Но как великая классическая проза может стать современными стихами? Это, вообще, возможно? «Когда позвонил Олег Хапов, — делится автор поэтических монологов, — то мне хватило пяти секунд, чтобы согласиться. Во-первых, потому что люблю решать литературные задачи. И чем они сложнее, тем лучше. А во-вторых, я никогда не сотрудничал с театром в таком режиме и формате, но всегда хотел этого. Когда берешься за столь масштабную работу, то всегда сомневаешься: сможешь ли? Дело даже не в сочинительских способностях, а в поиске системного подхода. Таким подходом может стать какой-то литературный прием. Например, сначала появилась идея стилизовать всю поэтическую часть спектакля под стихи Николая Некрасова — современника и даже друга автора «Преступления и наказания». Потом я подумал максимально раскрасить монологи метафорами как бы в противовес языку оригинала. Соображений было много, но главную подсказку дал сам роман — в нем постоянно попадались слова, словосочетания и даже более длинные конструкции, готовые стать стихотворными строчками. «И тогда, стало быть, так же будет солнце светить!» — рассуждает Раскольников, заходя к процентщице на первых страницах романа. Тогда  курсив самого автора. Имеется в виду, что после задуманного убийства ничего в мире не изменится.

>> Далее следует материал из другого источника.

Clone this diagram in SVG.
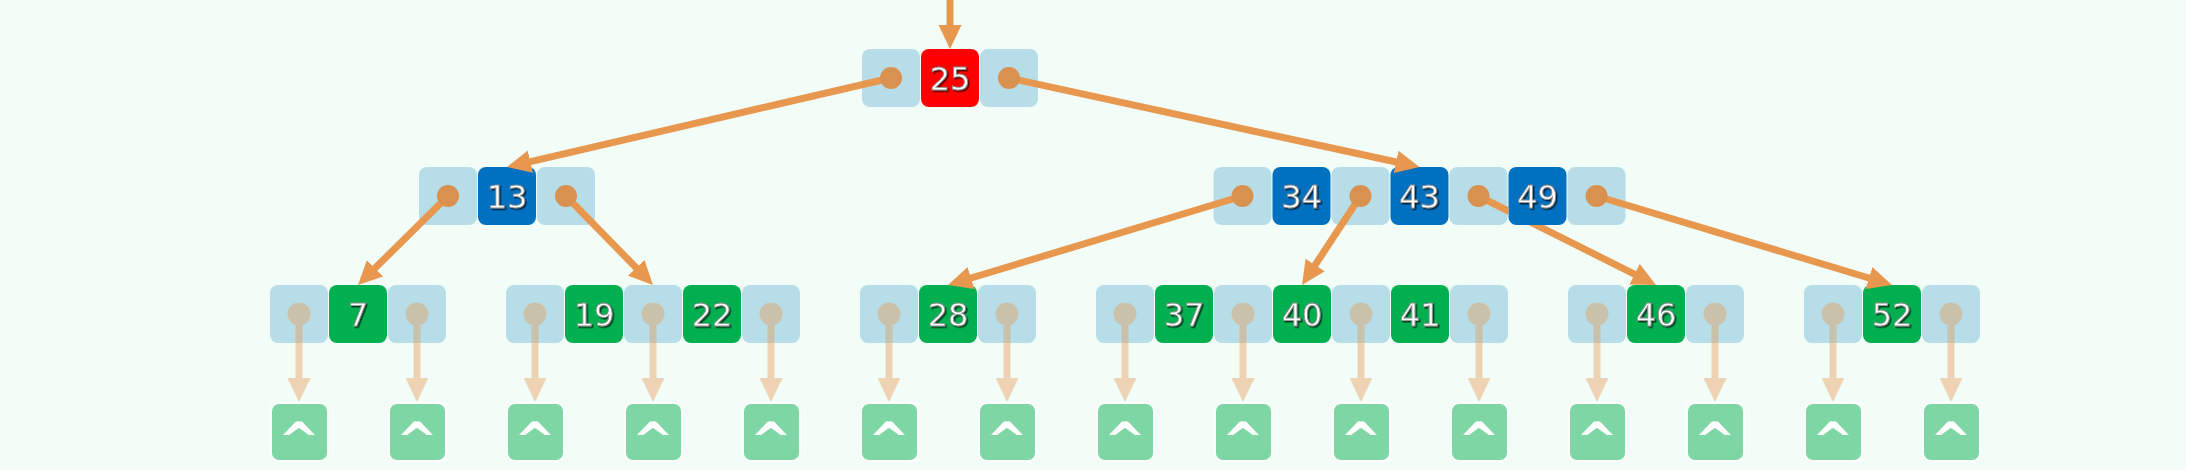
<svg xmlns="http://www.w3.org/2000/svg" width="2186" height="470" viewBox="0 0 2186 470">
<style>
.bg{fill:#f2fdf7}
.ptr{fill:#b7dee8}
.red{fill:#ff0000}
.blue{fill:#0070c0}
.green{fill:#00b050}
.key{font-family:"DejaVu Sans",Verdana,sans-serif;font-size:32px;fill:#ffffff;stroke:#8a8a8a;stroke-width:0.8;text-anchor:middle;filter:url(#sh)}
.nullbox{fill:#7dd6a3;stroke:#ffffff;stroke-width:2}
.caret{font-family:"DejaVu Sans",Verdana,sans-serif;font-weight:bold;font-size:50px;fill:#ffffff;text-anchor:middle}
.link{stroke:#e8974f;stroke-width:7;fill:none;marker-end:url(#ah)}
.dot{fill:#d99150}
.nlink{stroke:#e8974f;stroke-width:7;fill:none;marker-end:url(#ah)}
.ndot{fill:#e8974f}
.nullc{opacity:0.4}
</style>
<defs>
<filter id="sh" x="-20%" y="-20%" width="140%" height="140%">
<feDropShadow dx="1.5" dy="1.5" stdDeviation="0.6" flood-color="#000" flood-opacity="0.65"/>
</filter>
<marker id="ah" markerUnits="userSpaceOnUse" viewBox="0 0 24 23" markerWidth="24" markerHeight="23" refX="12" refY="11.5" orient="auto">
<path d="M0,0 L24,11.5 L0,23 z" fill="#e8974f"/>
</marker>
<mask id="m49" maskUnits="userSpaceOnUse" x="0" y="0" width="2186" height="470">
<rect x="0" y="0" width="2186" height="470" fill="#fff"/>
<rect x="1508.5" y="167" width="58" height="58" rx="8" fill="#000"/>
</mask>
</defs>
<rect class="bg" x="0" y="0" width="2186" height="470"/>

<!-- level 1 -->
<g id="node-25">
<rect class="ptr" x="862" y="49" width="58" height="58" rx="8"/>
<rect class="red" x="921" y="49" width="58" height="58" rx="8"/>
<rect class="ptr" x="980" y="49" width="58" height="58" rx="8"/>
<text class="key" x="950" y="89.5">25</text>
</g>

<!-- level 2 -->
<g id="node-13">
<rect class="ptr" x="419" y="167" width="58" height="58" rx="8"/>
<rect class="blue" x="478" y="167" width="58" height="58" rx="8"/>
<rect class="ptr" x="537" y="167" width="58" height="58" rx="8"/>
<text class="key" x="507" y="207.5">13</text>
</g>
<g id="node-34-43-49">
<rect class="ptr" x="1213.5" y="167" width="58" height="58" rx="8"/>
<rect class="blue" x="1272.5" y="167" width="58" height="58" rx="8"/>
<rect class="ptr" x="1331.5" y="167" width="58" height="58" rx="8"/>
<rect class="blue" x="1390.5" y="167" width="58" height="58" rx="8"/>
<rect class="ptr" x="1449.5" y="167" width="58" height="58" rx="8"/>
<rect class="blue" x="1508.5" y="167" width="58" height="58" rx="8"/>
<rect class="ptr" x="1567.5" y="167" width="58" height="58" rx="8"/>
<text class="key" x="1301.5" y="207.5">34</text>
<text class="key" x="1419.5" y="207.5">43</text>
<text class="key" x="1537.5" y="207.5">49</text>
</g>

<!-- level 3 -->
<g id="node-7">
<rect class="ptr" x="270" y="285" width="58" height="58" rx="8"/>
<rect class="green" x="329" y="285" width="58" height="58" rx="8"/>
<rect class="ptr" x="388" y="285" width="58" height="58" rx="8"/>
<text class="key" x="358" y="325.5">7</text>
</g>
<g id="node-19-22">
<rect class="ptr" x="506" y="285" width="58" height="58" rx="8"/>
<rect class="green" x="565" y="285" width="58" height="58" rx="8"/>
<rect class="ptr" x="624" y="285" width="58" height="58" rx="8"/>
<rect class="green" x="683" y="285" width="58" height="58" rx="8"/>
<rect class="ptr" x="742" y="285" width="58" height="58" rx="8"/>
<text class="key" x="594" y="325.5">19</text>
<text class="key" x="712" y="325.5">22</text>
</g>
<g id="node-28">
<rect class="ptr" x="860" y="285" width="58" height="58" rx="8"/>
<rect class="green" x="919" y="285" width="58" height="58" rx="8"/>
<rect class="ptr" x="978" y="285" width="58" height="58" rx="8"/>
<text class="key" x="948" y="325.5">28</text>
</g>
<g id="node-37-40-41">
<rect class="ptr" x="1096" y="285" width="58" height="58" rx="8"/>
<rect class="green" x="1155" y="285" width="58" height="58" rx="8"/>
<rect class="ptr" x="1214" y="285" width="58" height="58" rx="8"/>
<rect class="green" x="1273" y="285" width="58" height="58" rx="8"/>
<rect class="ptr" x="1332" y="285" width="58" height="58" rx="8"/>
<rect class="green" x="1391" y="285" width="58" height="58" rx="8"/>
<rect class="ptr" x="1450" y="285" width="58" height="58" rx="8"/>
<text class="key" x="1184" y="325.5">37</text>
<text class="key" x="1302" y="325.5">40</text>
<text class="key" x="1420" y="325.5">41</text>
</g>
<g id="node-46">
<rect class="ptr" x="1568" y="285" width="58" height="58" rx="8"/>
<rect class="green" x="1627" y="285" width="58" height="58" rx="8"/>
<rect class="ptr" x="1686" y="285" width="58" height="58" rx="8"/>
<text class="key" x="1656" y="325.5">46</text>
</g>
<g id="node-52">
<rect class="ptr" x="1804" y="285" width="58" height="58" rx="8"/>
<rect class="green" x="1863" y="285" width="58" height="58" rx="8"/>
<rect class="ptr" x="1922" y="285" width="58" height="58" rx="8"/>
<text class="key" x="1892" y="325.5">52</text>
</g>

<!-- null leaves -->
<g id="nulls">
<g id="null-1"><rect class="nullbox" x="271" y="403" width="57" height="58" rx="8"/><text class="caret" x="299" y="458">^</text></g>
<g id="null-2"><rect class="nullbox" x="389" y="403" width="57" height="58" rx="8"/><text class="caret" x="417" y="458">^</text></g>
<g id="null-3"><rect class="nullbox" x="507" y="403" width="57" height="58" rx="8"/><text class="caret" x="535" y="458">^</text></g>
<g id="null-4"><rect class="nullbox" x="625" y="403" width="57" height="58" rx="8"/><text class="caret" x="653" y="458">^</text></g>
<g id="null-5"><rect class="nullbox" x="743" y="403" width="57" height="58" rx="8"/><text class="caret" x="771" y="458">^</text></g>
<g id="null-6"><rect class="nullbox" x="861" y="403" width="57" height="58" rx="8"/><text class="caret" x="889" y="458">^</text></g>
<g id="null-7"><rect class="nullbox" x="979" y="403" width="57" height="58" rx="8"/><text class="caret" x="1007" y="458">^</text></g>
<g id="null-8"><rect class="nullbox" x="1097" y="403" width="57" height="58" rx="8"/><text class="caret" x="1125" y="458">^</text></g>
<g id="null-9"><rect class="nullbox" x="1215" y="403" width="57" height="58" rx="8"/><text class="caret" x="1243" y="458">^</text></g>
<g id="null-10"><rect class="nullbox" x="1333" y="403" width="57" height="58" rx="8"/><text class="caret" x="1361" y="458">^</text></g>
<g id="null-11"><rect class="nullbox" x="1451" y="403" width="57" height="58" rx="8"/><text class="caret" x="1479" y="458">^</text></g>
<g id="null-12"><rect class="nullbox" x="1569" y="403" width="57" height="58" rx="8"/><text class="caret" x="1597" y="458">^</text></g>
<g id="null-13"><rect class="nullbox" x="1687" y="403" width="57" height="58" rx="8"/><text class="caret" x="1715" y="458">^</text></g>
<g id="null-14"><rect class="nullbox" x="1805" y="403" width="57" height="58" rx="8"/><text class="caret" x="1833" y="458">^</text></g>
<g id="null-15"><rect class="nullbox" x="1923" y="403" width="57" height="58" rx="8"/><text class="caret" x="1951" y="458">^</text></g>
</g>

<!-- connectors -->
<g id="connectors">
<line class="link" x1="950" y1="0" x2="950" y2="37"/>
<line class="link" x1="891" y1="78" x2="518.7" y2="164.3"/>
<circle class="dot" cx="891" cy="78" r="11"/>
<line class="link" x1="1009" y1="78" x2="1407.8" y2="164.5"/>
<circle class="dot" cx="1009" cy="78" r="11"/>
<line class="link" x1="448" y1="196" x2="366.5" y2="276.6"/>
<circle class="dot" cx="448" cy="196" r="11"/>
<line class="link" x1="566" y1="196" x2="644.6" y2="276.4"/>
<circle class="dot" cx="566" cy="196" r="11"/>
<line class="link" x1="1242.5" y1="196" x2="959.5" y2="281.5"/>
<circle class="dot" cx="1242.5" cy="196" r="11"/>
<line class="link" x1="1360.5" y1="196" x2="1308.6" y2="275"/>
<circle class="dot" cx="1360.5" cy="196" r="11"/>
<line class="link" x1="1478.5" y1="196" x2="1645.3" y2="279.6" mask="url(#m49)"/>
<circle class="dot" cx="1478.5" cy="196" r="11"/>
<line class="link" x1="1596.5" y1="196" x2="1880.5" y2="281.5"/>
<circle class="dot" cx="1596.5" cy="196" r="11"/>

<g class="nullc"><line class="nlink" x1="299" y1="314" x2="299" y2="390"/><circle class="ndot" cx="299" cy="314" r="11.5"/></g>
<g class="nullc"><line class="nlink" x1="417" y1="314" x2="417" y2="390"/><circle class="ndot" cx="417" cy="314" r="11.5"/></g>
<g class="nullc"><line class="nlink" x1="535" y1="314" x2="535" y2="390"/><circle class="ndot" cx="535" cy="314" r="11.5"/></g>
<g class="nullc"><line class="nlink" x1="653" y1="314" x2="653" y2="390"/><circle class="ndot" cx="653" cy="314" r="11.5"/></g>
<g class="nullc"><line class="nlink" x1="771" y1="314" x2="771" y2="390"/><circle class="ndot" cx="771" cy="314" r="11.5"/></g>
<g class="nullc"><line class="nlink" x1="889" y1="314" x2="889" y2="390"/><circle class="ndot" cx="889" cy="314" r="11.5"/></g>
<g class="nullc"><line class="nlink" x1="1007" y1="314" x2="1007" y2="390"/><circle class="ndot" cx="1007" cy="314" r="11.5"/></g>
<g class="nullc"><line class="nlink" x1="1125" y1="314" x2="1125" y2="390"/><circle class="ndot" cx="1125" cy="314" r="11.5"/></g>
<g class="nullc"><line class="nlink" x1="1243" y1="314" x2="1243" y2="390"/><circle class="ndot" cx="1243" cy="314" r="11.5"/></g>
<g class="nullc"><line class="nlink" x1="1361" y1="314" x2="1361" y2="390"/><circle class="ndot" cx="1361" cy="314" r="11.5"/></g>
<g class="nullc"><line class="nlink" x1="1479" y1="314" x2="1479" y2="390"/><circle class="ndot" cx="1479" cy="314" r="11.5"/></g>
<g class="nullc"><line class="nlink" x1="1597" y1="314" x2="1597" y2="390"/><circle class="ndot" cx="1597" cy="314" r="11.5"/></g>
<g class="nullc"><line class="nlink" x1="1715" y1="314" x2="1715" y2="390"/><circle class="ndot" cx="1715" cy="314" r="11.5"/></g>
<g class="nullc"><line class="nlink" x1="1833" y1="314" x2="1833" y2="390"/><circle class="ndot" cx="1833" cy="314" r="11.5"/></g>
<g class="nullc"><line class="nlink" x1="1951" y1="314" x2="1951" y2="390"/><circle class="ndot" cx="1951" cy="314" r="11.5"/></g>
</g>
</svg>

Солнце висит. Солнце скрипит.

Солнцу плевать на меня —

так я закончил нервный монолог героя, в котором он рассказал про 730 шагов (расстояние от комнаты Раскольникова до квартиры старухи) и признался: «Гадкое сердце мое!» (прямая цитата). Да, во все без исключения стихи попали не только «переплавленные» мной чувства и мысли героя, но и реальные фразы из романа. Мой любимый монолог Раскольников произносит, лежа на диване и рассматривая чахлый цветок на обоях:

В норе израненного зверя

Цветок прижился неуклюжий.

Он чахлый — не хватает солнца.

Он гордый — жизнь беспрекословна.

Он белый, хрупкий и слепящий,

Невинный и опасный разом.

Сорвешь его — несчастным станешь,

А не сорвешь — еще несчастней.

Под этот монолог окно на сцене превращается в цветок, разбрызгивающий буйные краски. Но ведь в романе цветок неуклюжий, бледный, хрупкий. Здесь тоже есть о чем порассуждать: пусть окружающие считают Раскольникова одной из «тварей дрожащих», но он-то в мыслях уже мнит себя «имеющим право». И при этом — сомневается, болеет, мучается.

После окончания премьеры зал рукоплескал, многие зрители приветствовали актеров стоя. Спектакль занял свое место в афише февраля и марта. Значит, первый экзамен сдан. Дело за малым — продержаться хотя бы год. А потом — еще один год. И еще.